Die entstehende HTC-Kohle hat Braunkohle-ähnliche Eigenschaften und kann somit als Energieträger aber auch zur Bodenverbesserung oder als Sorbens in der Abwasserreinigung eingesetzt werden. Allerdings entstehen bei diesen Verfahren auch „signifikante Mengen an hoch organisch belasteten Abwasserströmen, die behandelt werden müssen“, wie die Gutachter feststellen. Zudem müssen die entstehenden Permanentgase und die Abluft aus der Entwässerung und der Trocknung gereinigt werden.
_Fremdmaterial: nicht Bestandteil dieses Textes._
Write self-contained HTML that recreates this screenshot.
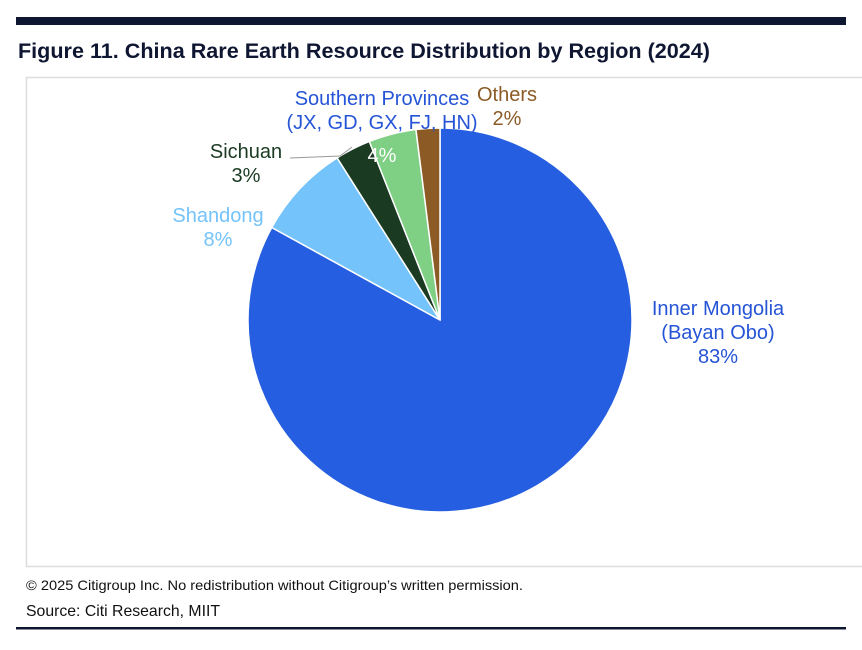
<!DOCTYPE html>
<html><head><meta charset="utf-8"><style>
html,body{margin:0;padding:0;background:#fff;width:862px;height:650px;overflow:hidden}
svg{display:block}
text{font-family:"Liberation Sans",sans-serif}
</style></head><body>
<svg id="chart" width="862" height="650" viewBox="0 0 862 650">
<rect x="16" y="17" width="830" height="8" fill="#0f1632"/>
<text x="18" y="58" font-size="21" font-weight="bold" fill="#0f1632" textLength="692" lengthAdjust="spacingAndGlyphs">Figure 11. China Rare Earth Resource Distribution by Region (2024)</text>
<rect x="26.5" y="77.5" width="840" height="489" fill="none" stroke="#dcdcdc" stroke-width="1.5"/>
<g id="slices"></g>
<g id="labels"></g>
<text x="26" y="590" font-size="14" fill="#111" textLength="497" lengthAdjust="spacingAndGlyphs">© 2025 Citigroup Inc. No redistribution without Citigroup’s written permission.</text>
<text x="26" y="616" font-size="16" fill="#111" textLength="194" lengthAdjust="spacingAndGlyphs">Source: Citi Research, MIIT</text>
<rect x="16" y="627" width="830" height="2.5" fill="#0f1632"/>
</svg>
<script>
const categories = ["Inner Mongolia (Bayan Obo)","Shandong","Sichuan","Southern Provinces (JX, GD, GX, FJ, HN)","Others"];
const values = [83, 8, 3, 4, 2];
const colors = ["#255ee0","#74c3fa","#1a3a22","#7fcf85","#8c5a25"];
const NS="http://www.w3.org/2000/svg";
const cx=440, cy=320, r=192;
const total=values.reduce((a,b)=>a+b,0);
function pt(a,rr){return [cx+rr*Math.sin(a), cy-rr*Math.cos(a)];}
const g=document.getElementById('slices');
let a0=0; const mids=[];
values.forEach((v,i)=>{
  const a1=a0+v/total*2*Math.PI;
  const p0=pt(a0,r), p1=pt(a1,r);
  const large=(a1-a0)>Math.PI?1:0;
  const p=document.createElementNS(NS,'path');
  p.setAttribute('d',`M${cx},${cy} L${p0[0]},${p0[1]} A${r},${r} 0 ${large} 1 ${p1[0]},${p1[1]} Z`);
  p.setAttribute('fill',colors[i]);
  p.setAttribute('stroke','#fff');
  p.setAttribute('stroke-width','1.5');
  
  
  g.appendChild(p);
  mids.push((a0+a1)/2);
  a0=a1;
});
const L=document.getElementById('labels');
function txt(lines,x,y,color,size,name){
  const t=document.createElementNS(NS,'text');
  t.setAttribute('x',x);t.setAttribute('y',y);t.setAttribute('fill',color);
  t.setAttribute('font-size',size);t.setAttribute('text-anchor','middle');
  
  
  lines.forEach((s,j)=>{const sp=document.createElementNS(NS,'tspan');sp.setAttribute('x',x);sp.setAttribute('dy',j?size*1.2:0);sp.textContent=s;t.appendChild(sp);});
  L.appendChild(t);
}
// leader line for Sichuan
const ln=document.createElementNS(NS,'polyline');
ln.setAttribute('points','290,158 340,156 '+pt(mids[2],r+2).join(','));
ln.setAttribute('fill','none');ln.setAttribute('stroke','#999');ln.setAttribute('stroke-width','1');


L.appendChild(ln);
txt(["Inner Mongolia","(Bayan Obo)",values[0]+"%"],718,315,"#2554d6",20,"label-inner-mongolia");
txt(["Shandong",values[1]+"%"],218,222,"#74c3fa",20,"label-shandong");
txt(["Sichuan",values[2]+"%"],246,158,"#1a3a22",20,"label-sichuan");
txt(["Southern Provinces","(JX, GD, GX, FJ, HN)"],382,105,"#2554d6",20,"label-southern-provinces");
txt([values[3]+"%"],382,162,"#ffffff",20,"label-southern-pct");
txt(["Others",values[4]+"%"],507,101,"#8c5a25",20,"label-others");
</script>
</body></html>
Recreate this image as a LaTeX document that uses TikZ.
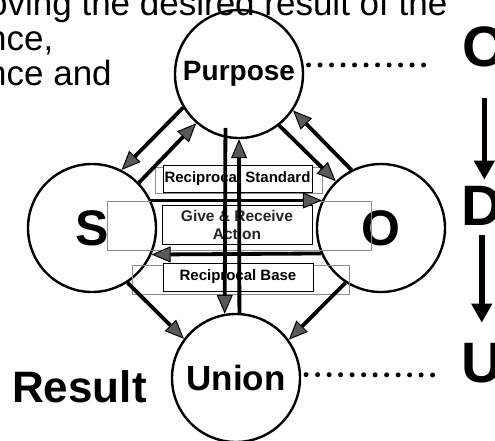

Die HTC-Verfahren haben aber auch positive Effekte. Sie verbessern die Entwässerbarkeit des behandelten Materials. Dabei sollen Trockensubstanzgehalte von über 60 Prozent erreicht werden. Somit könnte das Verfahren als Alternative zur thermischen Teiltrocknung vor einer thermischen Nutzung, insbesondere von Klärschlamm und nassen Bioabfällen Anwendung finden. Bislang existiert laut Studie eine Reihe von halbtechnischen Versuchsanlagen, die jedoch nur im Kampagnenbetrieb gefahren werden. In den industriellen Dauerbetrieb hat es auch hier noch kein Verfahren geschafft.

Müllverbrennung bleibt konkurrenzlos

Die Autoren des Gutachtens kommen folglich zum Schluss, dass alle untersuchten alternativen thermischen Verfahren im Vergleich zur klassischen Müllverbrennung mit größerem Behandlungsaufwand und damit auch Kosten verbunden sind. „Die Müllverbrennung bildet somit weiterhin den Stand der Technik zur Behandlung von gemischten Restabfällen“, heißt es im Gutachten. An die Leistungsfähigkeit und Flexibilität der Müllverbrennung komme unter vergleichbaren Rahmenbedingungen keines der alternativen Verfahren heran. Auch könne keines dieser Verfahren in wirtschaftlicher und gleichzeitig ökologischer Hinsicht mit den Maßstäben der Abfallverbrennung konkurrieren.

Daran werde sich auch in absehbarer Zukunft nichts ändern, zeigen sich die Gutachter überzeugt. Sollen die Verfahren erfolgreich am Markt eingeführt werden, müssten sie vor allem mit den europäischen Behandlungskosten für die Müllverbrennung konkurrieren können. Diese liegen zwischen 25 Euro pro Tonne Abfall auf dem offenen skandinavischen Markt und 100 Euro pro Tonne auf dem staatlich geschützten belgischen Markt.